Глава XXXIII БУРЯ
Больше недели провел я в этом томительном однообразии. Единственным звуком, доходившим до меня, был шум волн надо мной. Я нарочно сказал «надо мной», потому что я находился в глубине, далеко под поверхностью моря. Иногда я различал и другие звуки, например глухой шум тяжелых предметов, передвигаемых по палубе, а в тихую погоду – колокол, зовущий людей на вахту. Звук колокола я слышал только при полном штиле, да и то он доходил до меня заглушённым. Я прекрасно мог отличить штиль от других состояний погоды. Я различал легкое волнение при небольшом ветре, более сильное волнение при свежем ветре, наконец, бурю – как если бы я находился на палубе.

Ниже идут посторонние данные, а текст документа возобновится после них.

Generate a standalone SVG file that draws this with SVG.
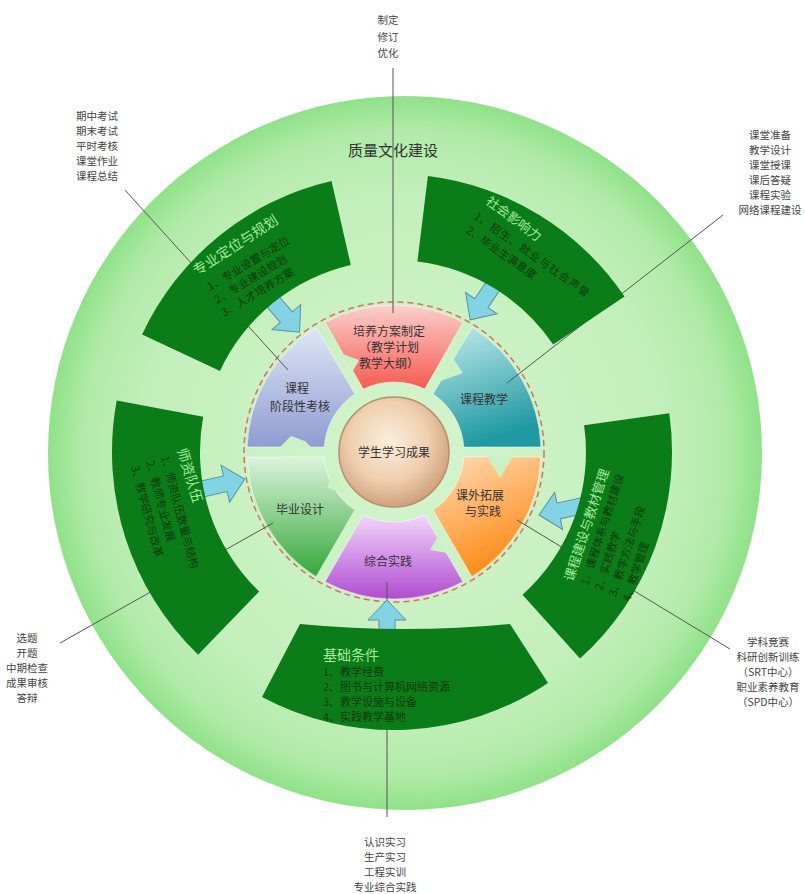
<svg xmlns="http://www.w3.org/2000/svg" width="805" height="894" viewBox="0 0 805 894">
<defs>
<radialGradient id="gOuter" cx="0.5" cy="0.5" r="0.5">
<stop offset="0" stop-color="#d4f5cd"/>
<stop offset="0.72" stop-color="#c3efbb"/>
<stop offset="0.9" stop-color="#b2eba9"/>
<stop offset="1" stop-color="#8fe288"/>
</radialGradient>
<radialGradient id="gCenter" cx="0.45" cy="0.4" r="0.6">
<stop offset="0" stop-color="#fbeedd"/>
<stop offset="0.6" stop-color="#efcfae"/>
<stop offset="1" stop-color="#cfa27c"/>
</radialGradient>
<linearGradient id="gRed" x1="0" y1="0" x2="0" y2="1"><stop offset="0" stop-color="#fcd0cc"/><stop offset="1" stop-color="#f55a50"/></linearGradient>
<linearGradient id="gTeal" x1="0" y1="0" x2="0.3" y2="1"><stop offset="0" stop-color="#c4ecec"/><stop offset="1" stop-color="#1f9aa2"/></linearGradient>
<linearGradient id="gOrange" x1="0" y1="0" x2="0.4" y2="1"><stop offset="0" stop-color="#ffdcb8"/><stop offset="1" stop-color="#ff8a14"/></linearGradient>
<linearGradient id="gPurple" x1="0" y1="0" x2="0" y2="1"><stop offset="0" stop-color="#f2d6fa"/><stop offset="1" stop-color="#b04cd2"/></linearGradient>
<linearGradient id="gGreen" x1="0" y1="0" x2="0" y2="1"><stop offset="0" stop-color="#dcf4dc"/><stop offset="1" stop-color="#34a83a"/></linearGradient>
<linearGradient id="gBlue" x1="0" y1="0" x2="0" y2="1"><stop offset="0" stop-color="#e0e6f6"/><stop offset="1" stop-color="#8e9cd0"/></linearGradient>
<polygon id="arrow" points="-14,-8 28,-8 28,-19 48,0 28,19 28,8 -14,8"/>
</defs>
<style>
.band{fill:#0b7d18}
.arr{fill:#82d4e4;stroke:#5d8fa6;stroke-width:1}
.piece{stroke:#ffffff;stroke-opacity:0.5;stroke-width:1}
.notch{fill:#caf2c3}
.ttl{font-family:"Noto Sans CJK SC","Noto Sans",sans-serif;font-size:14px;fill:#a2ec9e}
.itm{font-family:"Noto Sans CJK SC","Noto Sans",sans-serif;font-size:11px;fill:#0a3a0c}
.pl{font-family:"Noto Sans CJK SC","Noto Sans",sans-serif;font-size:12px;fill:#333333;text-anchor:middle}
.ol{font-family:"Noto Sans CJK SC","Noto Sans",sans-serif;font-size:10.5px;fill:#444444;text-anchor:middle}
.ln{stroke:#555555;stroke-width:1;fill:none}
</style>
<rect width="805" height="894" fill="#ffffff"/>
<g id="outer">
<circle cx="405" cy="453" r="357" fill="url(#gOuter)"/>
<text x="393" y="156" class="pl" style="font-size:15px">质量文化建设</text>
</g>
<g id="p-plan">
<path class="piece" fill="url(#gRed)" d="M325,322.2 A147,147 0 0 1 463,322.2 L424.7,389.1 A70,70 0 0 0 363.3,389.1 Z"/>
<polygon class="notch" points="343,354 359,360 353,371"/>
<text class="pl" x="389" y="336">培养方案制定</text>
<text class="pl" x="389" y="352">（教学计划</text>
<text class="pl" x="389" y="368">教学大纲）</text>
</g>
<g id="p-teach">
<path class="piece" fill="url(#gTeal)" d="M471.9,327.3 A147,147 0 0 1 540.9,446.9 L463.8,447.1 A70,70 0 0 0 433.1,394 Z"/>
<polygon class="notch" points="453.5,359 463,373 440.5,381"/>
<text class="pl" x="484" y="404">课程教学</text>
</g>
<g id="p-extra">
<path class="piece" fill="url(#gOrange)" d="M540.9,457.1 A147,147 0 0 1 471.9,576.7 L433.1,510 A70,70 0 0 0 463.8,456.9 Z"/>
<polygon class="notch" points="487,456 500,478 513,456"/>
<text class="pl" x="480" y="500">课外拓展</text>
<text class="pl" x="483" y="516">与实践</text>
</g>
<g id="p-practice">
<path class="piece" fill="url(#gPurple)" d="M463,581.8 A147,147 0 0 1 325,581.8 L363.3,514.9 A70,70 0 0 0 424.7,514.9 Z"/>
<polygon class="notch" points="438,536 430,550 447,553"/>
<text class="pl" x="388" y="566">综合实践</text>
</g>
<g id="p-grad">
<path class="piece" fill="url(#gGreen)" d="M316.1,576.7 A147,147 0 0 1 247.1,457.1 L324.2,456.9 A70,70 0 0 0 354.9,510 Z"/>
<polygon class="notch" points="333,471 327,488 346,493"/>
<text class="pl" x="300" y="514">毕业设计</text>
</g>
<g id="p-exam">
<path class="piece" fill="url(#gBlue)" d="M247.1,446.9 A147,147 0 0 1 316.1,327.3 L354.9,394 A70,70 0 0 0 324.2,447.1 Z"/>
<polygon class="notch" points="279,448 291,436 305,441 312,448"/>
<text class="pl" x="297" y="393">课程</text>
<text class="pl" x="300" y="411">阶段性考核</text>
</g>
<g id="pie">
<circle cx="394" cy="452" r="150" fill="none" stroke="#d9705e" stroke-width="1.5" stroke-dasharray="6 4"/>
</g>
<g id="center">
<circle cx="394" cy="452" r="55" fill="url(#gCenter)" stroke="#b98f6c" stroke-width="1.5"/>
<text class="pl" x="394" y="457">学生学习成果</text>
</g>
<g id="connectors">
<line class="ln" x1="393" y1="68" x2="393" y2="313"/>
<line class="ln" x1="125" y1="190" x2="288" y2="370"/>
<line class="ln" x1="723" y1="215" x2="507" y2="383"/>
<line class="ln" x1="60" y1="643" x2="273" y2="523"/>
<line class="ln" x1="730" y1="649" x2="517" y2="520"/>
<line class="ln" x1="387" y1="582" x2="387" y2="817"/>
</g>
<g id="arrows">
<use href="#arrow" class="arr" transform="translate(268,296) rotate(49)"/>
<use href="#arrow" class="arr" transform="translate(497,280) rotate(124)"/>
<use href="#arrow" class="arr" transform="translate(586,505) rotate(168)"/>
<use href="#arrow" class="arr" transform="translate(198,490) rotate(-13)"/>
<use href="#arrow" class="arr" transform="translate(387,648) rotate(-90)"/>
</g>
<g id="seg-plan">
<path class="band" d="M142.1,334.5 A278,278 0 0 1 331.5,181.1 L350.8,264.9 A192,192 0 0 0 220,370.9 Z"/>
<text class="ttl" transform="translate(197,276) rotate(-33)">专业定位与规划</text>
<text class="itm" transform="translate(210,291) rotate(-31)">1、专业设置与定位</text>
<text class="itm" transform="translate(217,304) rotate(-31)">2、专业建设规划</text>
<text class="itm" transform="translate(224,317) rotate(-31)">3、人才培养方案</text>
</g>
<g id="seg-social">
<path class="band" d="M427.9,176.1 A278,278 0 0 1 624.5,296.5 L553.2,344.6 A192,192 0 0 0 417.4,261.4 Z"/>
<text class="ttl" transform="translate(485,203) rotate(36.5)" style="font-size:13px">社会影响力</text>
<text class="itm" transform="translate(473,218) rotate(35)" style="letter-spacing:1px">1、招生、就业与社会声誉</text>
<text class="itm" transform="translate(465,232) rotate(35)">2、毕业生满意度</text>
</g>
<g id="seg-course">
<path class="band" d="M669.3,413.3 A278,278 0 0 1 580,658.6 L522.5,594.7 A192,192 0 0 0 584.1,425.3 Z"/>
<text class="ttl" transform="translate(573,582) rotate(-72)" style="font-size:13px">课程建设与教材管理</text>
<text class="itm" transform="translate(588,586) rotate(-72)">1、课程体系与教材建设</text>
<text class="itm" transform="translate(602,591) rotate(-72)">2、实践教学</text>
<text class="itm" transform="translate(616,597) rotate(-72)">3、教学方法与手段</text>
<text class="itm" transform="translate(630,602) rotate(-72)">4、教学管理</text>
</g>
<g id="seg-base">
<path class="band" d="M300,624 Q405,634 510,624 L548,683 A278,278 0 0 1 262,697 Z"/>
<text class="ttl" x="323" y="660">基础条件</text>
<text class="itm" x="323" y="676">1、教学经费</text>
<text class="itm" x="323" y="691">2、图书与计算机网络资源</text>
<text class="itm" x="323" y="706">3、教学设施与设备</text>
<text class="itm" x="323" y="721">4、实践教学基地</text>
</g>
<g id="seg-teacher">
<path class="band" d="M198.1,654.8 A282,282 0 0 1 116.7,400.6 L203.2,416.7 A194,194 0 0 0 259.2,591.5 Z"/>
<text class="ttl" transform="translate(177,450) rotate(73)">师资队伍</text>
<text class="itm" transform="translate(161,457) rotate(75)">1、师资队伍数量与结构</text>
<text class="itm" transform="translate(146,462) rotate(75)">2、教师专业发展</text>
<text class="itm" transform="translate(131,467) rotate(75)">3、教学研究与改革</text>
</g>
<g id="note-top">
<text class="ol" x="388" y="24">制定</text>
<text class="ol" x="388" y="41">修订</text>
<text class="ol" x="388" y="57">优化</text>
</g>
<g id="note-exam">
<text class="ol" x="97" y="120">期中考试</text>
<text class="ol" x="97" y="135">期末考试</text>
<text class="ol" x="97" y="150">平时考核</text>
<text class="ol" x="97" y="165">课堂作业</text>
<text class="ol" x="97" y="180">课程总结</text>
</g>
<g id="note-teach">
<text class="ol" x="770" y="139">课堂准备</text>
<text class="ol" x="770" y="154">教学设计</text>
<text class="ol" x="770" y="169">课堂授课</text>
<text class="ol" x="770" y="184">课后答疑</text>
<text class="ol" x="770" y="199">课程实验</text>
<text class="ol" x="770" y="214">网络课程建设</text>
</g>
<g id="note-grad">
<text class="ol" x="27" y="642">选题</text>
<text class="ol" x="27" y="657">开题</text>
<text class="ol" x="27" y="672">中期检查</text>
<text class="ol" x="27" y="687">成果审核</text>
<text class="ol" x="27" y="702">答辩</text>
</g>
<g id="note-extra">
<text class="ol" x="768" y="646">学科竞赛</text>
<text class="ol" x="768" y="661">科研创新训练</text>
<text class="ol" x="768" y="676">（SRT中心）</text>
<text class="ol" x="768" y="691">职业素养教育</text>
<text class="ol" x="768" y="706">（SPD中心）</text>
</g>
<g id="note-practice">
<text class="ol" x="385" y="846">认识实习</text>
<text class="ol" x="385" y="861">生产实习</text>
<text class="ol" x="385" y="876">工程实训</text>
<text class="ol" x="385" y="891">专业综合实践</text>
</g>
</svg>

Покачивание корабля, скрип балок говорили мне о силе ветра и о погоде. На десятый день началась настоящая буря. Она продолжалась два дня и ночь. Буря была свирепая, шпангоуты так скрипели, что казалось – они сломаются; по временам мне чудилось, что корабль распадается на куски, огромные ящики и бочки со страшным треском колотились друг о друга и о стенки трюма. В промежутках я ясно слышал, как могучие валы обрушивались на корабль с таким ужасным грохотом, как будто по оснастке изо всех сил били тяжелым молотом или тараном. Я не сомневался, что судно может пойти ко дну: можете представить себе мое положение. Нечего говорить, как страшно мне было, когда я думал о том, что корабль может опуститься на дно, а я, запертый в трюме, не имею возможности ни выплыть на поверхность, ни вообще пошевелиться. Еще больший страх сковывал мои члены. Может быть, я не так боялся бы бури, если бы был на палубе.

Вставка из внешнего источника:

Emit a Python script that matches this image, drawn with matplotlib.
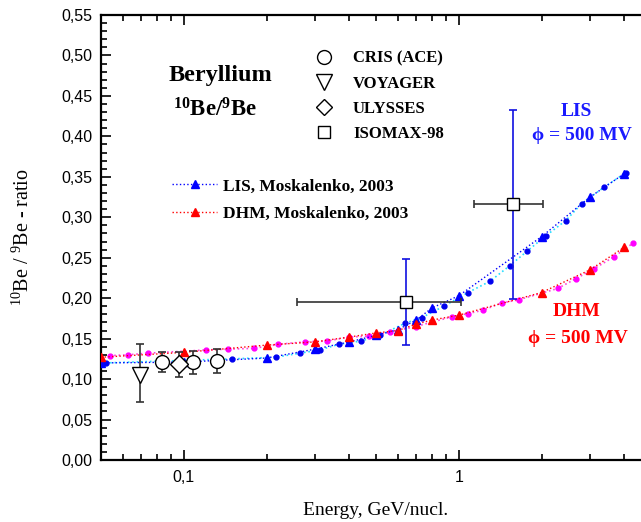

Как назло, тут начался у меня новый приступ морской болезни, – так всегда бывает с теми, кто в первый раз плавает. Первая буря всегда возбуждает морскую болезнь – и с той же силой, с какой та возникает обычно в первые двадцать четыре часа путешествия. Сорок часов продолжалась буря, пока море не успокоилось. Я это определил так точно потому, что долго не слышал характерного звука от движения корабля по воде. Ветер прекратился, но корабль все еще качался, бочки и ящики трещали, как и раньше. Это была мертвая зыбь, которая постоянно следует за сильным волнением и которая не менее опасна для корабля, чем буря. При сильной зыби иногда ломаются мачты и корабль переворачивается – а это самая страшная катастрофа для моряка. Зыбь постепенно прекращалась, пока, через двадцать четыре часа, море не стало еще более спокойным, чем было до бури: корабль скользил, как по зеркалу. Приступы морской болезни уменьшились, мне стало немного лучше. Но за такой долгий срок я совершенно измучился и, обессиленный, задремал. Однако сны мои были еще мучительнее, чем явь. Мне снилось то, чего я так боялся несколько часов назад: будто я утонул именно так, как предполагал, – стиснутый в узкой норе, не имея возможности выплыть. Снилось мне, что я лежу на дне моря, что я мертв, но не потерял сознания, а, наоборот, могу видеть и чувствовать. И вот я вижу ужасных зеленых спрутов и громадных крабов, ползущих ко мне и шевелящих своими громадными клешнями. Они хотят растерзать меня и насытиться моим мясом! Один из крабов, самый большой, страшный, полз прямо на меня. Я ясно чувствовал, как он карабкается по моей руке. Я ясно ощущал его холодное прикосновение, его жесткие лапы на моих пальцах, но я не мог пошевелить рукой. Вот он вскарабкался на запястье, ползет по руке, подбирается к лицу. Я понимаю, что он хочет вонзить мне клешню в горло, но ничего не могу сделать. Ни один мускул у меня не движется. Ведь я утонул, я мертв. Вот он уже на груди… У горла… он душит меня! Я с криком проснулся и выпрямился на своем ложе. Я поднялся бы на ноги, если б мог выпрямиться. Но места не было; ударившись головой о дубовую балку, я пришел в себя. Сознание вернулось ко мне.